Growth in spirit consumption is ­expected to reach an increase of 3.7% between 2014 and 2016. Also the consumption of sparkling wines is predicted to grow, with an 8.5% increase between 2014 and 2016.

In line with international trends, the ­consumption of rosé wines in Canada shot up 38.24% between 2007 and 2011; and the ­Vinexpo study forecasts even greater growth of 45.4% between 2014 and 2016. Admittedly this is from a small base but these growth numbers are impressive. “There was a time when you would never see a man caught dead drinking a glass of rosé,” says Mogk-Edwards. “It’s totally different now.”
  
According to Vinexpo, Canada will become the fifth fastest growing wine market worldwide – behind China, the US, Russia and ­Germany.

Canadian wine

And that leads me to ICBs – International ­Canadian Blends – a contentious issue between the large commercial wineries and the mid-sized and boutique houses.  According to the website of WGAO (the Winery and Grower Alliance of Ontario) “International Canadian Blends wines represent 73% of all Ontario wine sold and­ accounts for more than 54% of the (Ontario) grape crop. VQA (Vintners Quality Alliance), which insists on 100% locally grown fruit) ­accounts for 27% of volume sales and 46% of the grape crop.” ICBs can contain up to 70% off-shore wine blended with Ontario wine. The presence on the shelves of these crypto-blends that sell at the bottom end of the market has been a bone in the throat for local winemakers who labour to make wines that express their terroir.

Canadian wines occupy an important role in the wine trade. According to ‘Canada’s Wine Economy – Ripe Robust Remarkable’, a research study of the Canadian grape and wine industry:
Canadian wine industry production has an annual national economic impact of $6.8 billion. Specifically, for every bottle of wine produced in Canada there is $31 of domestic economic impact generated in the country.
The wine and grape industry is responsible for more than 31,000 jobs in Canada from manufacturing, agriculture, tourism, transportation, research, restaurants and retail.

Wine-related tourism welcomes more than 3m visitors each year, generating more than C$1.2bn annually in tourism revenue and employment.

The wine industry generates C$1.2bn in ­federal and provincial tax revenue and liquor board mark up.

Canadians enjoy over 1bn glasses or 220m bottles of wine produced by the Canadian wine industry each year.

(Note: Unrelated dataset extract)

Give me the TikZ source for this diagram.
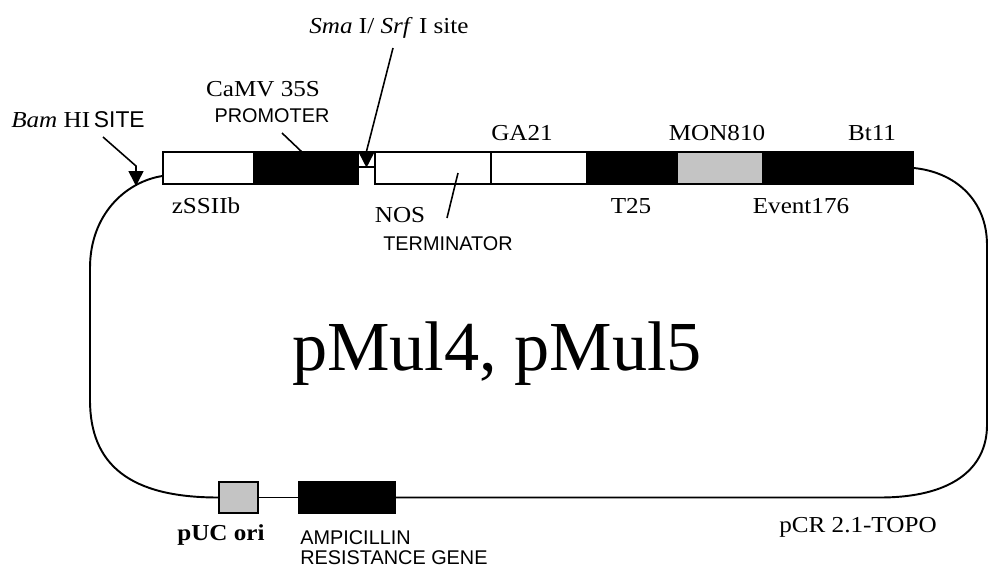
\documentclass[tikz,border=0pt]{standalone}
\usepackage{fontspec}
\setmainfont{Liberation Serif}
\setsansfont{Liberation Sans}
\newfontfamily\stretchSerif[FakeStretch=1.1]{Liberation Serif}
\usetikzlibrary{arrows.meta,positioning}
\definecolor{colorGrey}{HTML}{C4C4C4}
\def\colorGrey{colorGrey}

\tikzset{
  geneBox/.style={draw=black, line width=0.8pt, inner sep=0pt, minimum height=0.64cm},
  geneWhite/.style={geneBox, fill=white},
  geneBlack/.style={geneBox, fill=black},
  geneGrey/.style={geneBox, fill=\colorGrey},
  serifLabel/.style={anchor=base, inner sep=0pt, font=\stretchSerif\fontsize{13pt}{15pt}\selectfont},
  sansLabel/.style={anchor=base, inner sep=0pt, font=\sffamily\fontsize{11.3pt}{13pt}\selectfont},
  siteArrow/.style={line width=0.9pt, -{Triangle[width=0.30cm,length=0.30cm]}},
  pointer/.style={line width=0.9pt},
  backbone/.style={line width=1.1pt}
}

\begin{document}
\begin{tikzpicture}[x=0.02cm, y=-0.02cm]
  \useasboundingbox (0,0) rectangle (990,568);

  % Cassette du haut
  \node[geneWhite, minimum width=1.82cm] (zssiib) at (208.5,168) {};
  \node[geneBlack, minimum width=2.08cm] (camv) at (306,168) {};
  \node[geneWhite, minimum width=0.34cm, minimum height=0.30cm] (smaBox) at (366.5,159.5) {};
  \node[geneWhite, minimum width=2.32cm] (nos) at (433,168) {};
  \node[geneWhite, minimum width=1.92cm] (ga21) at (539,168) {};
  \node[geneBlack, minimum width=1.80cm] (t25) at (632,168) {};
  \node[geneGrey, minimum width=1.72cm] (mon810) at (720,168) {};
  \node[geneBlack, minimum width=3.00cm] (bt11) at (838,168) {};

  % Vecteur du bas
  \node[geneGrey, minimum width=0.78cm, minimum height=0.62cm] (puc) at (238.5,497.5) {};
  \node[geneBlack, minimum width=1.92cm, minimum height=0.62cm] (amp) at (347,497.5) {};

  % Squelette du plasmide
  \draw[backbone] ([yshift=-0.16cm]zssiib.west) .. controls (125,182) and (90,215) .. (90,268)
    -- (90,400) .. controls (90,465) and (130,497.5) .. (puc.west);
  \draw[backbone] (puc.east) -- (amp.west);
  \draw[backbone] (amp.east) -- (880,497.5) .. controls (950,497.5) and (987,470) .. (987,425)
    -- (987,245) .. controls (987,200) and (955,172) .. (bt11.east);

  % Sites de restriction
  \coordinate (bamTail) at (103,137);
  \coordinate (bamBend) at (136,166);
  \coordinate (bamSite) at (136,186);
  \draw[siteArrow] (bamTail) -- (bamBend) -- (bamSite);
  \coordinate (smaTail) at (393,48);
  \draw[siteArrow] (smaTail) -- (smaBox.north) -- (smaBox.south);

  % Traits de rappel
  \coordinate (camvTail) at (282,133);
  \coordinate (camvHead) at (303,153);
  \draw[pointer] (camvTail) -- (camvHead);
  \coordinate (nosTail) at (447,218);
  \coordinate (nosHead) at (458,173);
  \draw[pointer] (nosTail) -- (nosHead);

  % Étiquettes
  \node[serifLabel] (smaLabel) at (389,33) {\textit{Sma} I/ \textit{Srf} I site};
  \node[serifLabel] (camvLabel) at (263,96) {CaMV 35S};
  \node[sansLabel] (promLabel) at (272,122) {PROMOTER};
  \node[serifLabel] (bamLabel) at (78,127) {\textit{Bam} HI\,\textsf{SITE}};
  \node[serifLabel] (zssiibLabel) at (206,213) {zSSIIb};
  \node[serifLabel] (nosLabel) at (400,222) {NOS};
  \node[sansLabel] (termLabel) at (448,250) {TERMINATOR};
  \node[serifLabel] (ga21Label) at (522,140) {GA21};
  \node[serifLabel] (monLabel) at (717,140) {MON810};
  \node[serifLabel] (bt11Label) at (872,140) {Bt11};
  \node[serifLabel] (t25Label) at (631,213) {T25};
  \node[serifLabel] (eventLabel) at (801,213) {Event176};
  \node[serifLabel, font=\stretchSerif\bfseries\fontsize{13pt}{15pt}\selectfont] (pucLabel) at (221,540) {pUC ori};
  \node[sansLabel, anchor=base west] (ampLabel) at (300,544) {AMPICILLIN};
  \node[sansLabel, anchor=base west] (resLabel) at (300,564) {RESISTANCE GENE};
  \node[serifLabel] (pcrLabel) at (858,532) {pCR 2.1-TOPO};
  \node[anchor=base, inner sep=0pt, font=\fontsize{40pt}{44pt}\selectfont] (title) at (497,370) {pMul4, pMul5};

\end{tikzpicture}
\end{document}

Canadian winemakers support a broad ­network of related industries in urban and ­regional centres across Canada through significant investments, long-term jobs and market ­opportunities in rural communities.

Wine consumption in Canada continues to grow as many Canadians are reaching for a glass of wine over spirits or beer. With Canadian wines presently representing only 30% of total wine sales across the country, and imported wine at 70%, there is enormous potential for Canadian wine growth and the entire national economy.

 

The Chinese discover Canadian wine

“There’s a lot of interest from China right now,” says John Skinner. “I’ve just got a wonderful contract from a Chinese group. It’s large and what it will do is ensure the long-term stability of Painted Rock [winery].”­ The Chinese are not only buying wine in Canada; they’re also buying wineries:
Chinese investors paid about C$20m for Eagle Point Winery, with 600 acres of land located on the St. Lawrence River in Ontario’s Thousand Islands tourist region – an hour’s drive south of Ottawa. 

 

  • In 2007, one of the oldest wineries in China, Tonghua Grape Wine Co. in Jilin province, bought a 70% share of Niagara’s King’s Court Estate Winery for C$6.6m. 
  • In 2010, British Columbia’s First Estate Winery in the Okanagan Valley, literally the first estate winery in the province, dating back to 1978, was purchased by a group of investors from China.
  • In 2011, Bravo Enterprises, a company owned by Chinese mining executive Yong Wang, bought winery Lang Vineyards on the Naramata Bench in British Columbia.
  • In 2012, Marynissen, the first winery to plant Cabernet Sauvignon in Ontario (in 1978) was sold to Chinese interests.
  • In the same year Bruno and Elyane Moos, who came to Ontario from Tuscany and spent 10 years building up Alvento Winery, sold it to Zhao Yan.

 

Interesting newcomer

One of the most interesting winery operations in Canada is Okanagan Crush Pad in British Columbia, established in 2011. Not only do they make their own wines under their Haywire label, but their resident winemaker Michael Bartier will make wines for anyone who will bring grapes there; or they will allow other winemakers to crush on the premises. The company purchased 317 acres of raw ranch land in Summerland’s Garnet Valley where they are planting Pinot Gris, Pinot Noir and Cabernet Franc on the advice of their Chilean terroir expert, Pedro Parra, and their Italian consulting winemaker, Alberto Antonini. Planting of the initial 60-acre plots began in the spring of 2013. Talking about the new vineyard the winery’s co-owner Christine Coletta said, “We practice extreme viticulture, thinking outside the traditional boundaries of what we previously planted. Our new Garnet Valley Ranch vineyard is at 2,300 ft. We planted the first 15 of 60 acres this spring.”